On 1/30/2014 3:20 PM, Joseph Hagerty wrote:
I'm using Solr 3.5 over Tomcat 6. My index has reached 30G.
<snip>
- The box is an m1.large on AWS EC2. 2 virtual CPUs, 4 ECU, 7.5 GiB RAM
One detail that you did not provide was how much of your 7.5GB RAM you
are allocating to the Java heap for Solr, but I actually don't think I
need that information, because for your index size, you simply don't
have enough. If you're sticking with Amazon, you'll want one of the
instances with at least 30GB of RAM, and you might want to consider more
memory than that.
An ideal RAM size for Solr is equal to the size of on-disk data plus the
heap space used by Solr and other programs.
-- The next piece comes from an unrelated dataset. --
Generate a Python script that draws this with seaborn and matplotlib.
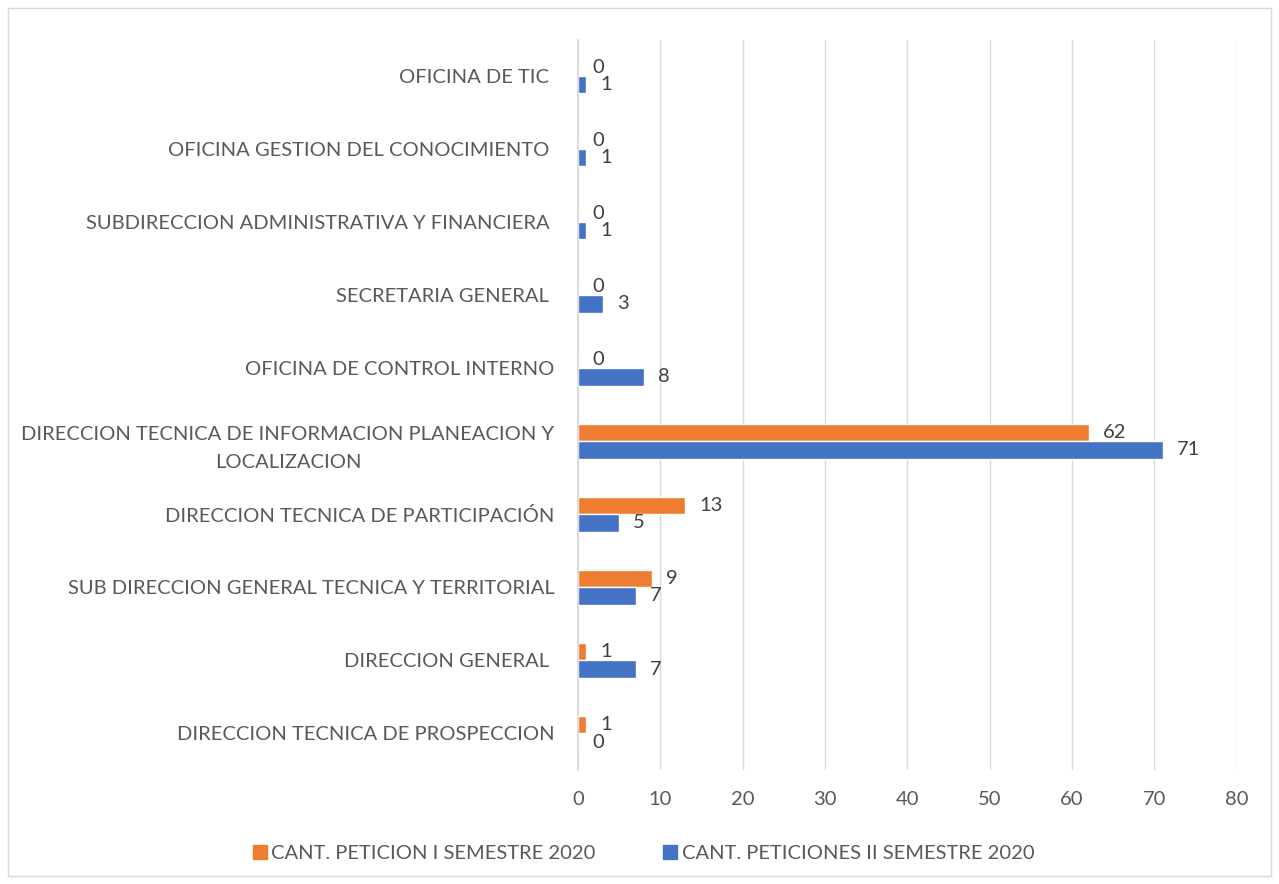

This means that if your
java heap for Solr is 4GB and there are no other significant programs
running on the same server, you'd want a minimum of 34GB of RAM for an
ideal setup with your index. 4GB of that would be for Solr itself, the
remainder would be for the operating system to fully cache your index in
the OS disk cache.
Depending on your query patterns and how your schema is arranged, you
*might* be able to get away as little as half of your index size just
for the OS disk cache, but it's better to make it big enough for the
whole index, plus room for growth.
http://wiki.apache.org/solr/SolrPerformanceProblems
Many people are *shocked* when they are told this information, but if
you think about the relative speeds of getting a chunk of data from a
hard disk vs. getting the same information from memory, it's not all
that shocking.
Thanks,
Shawn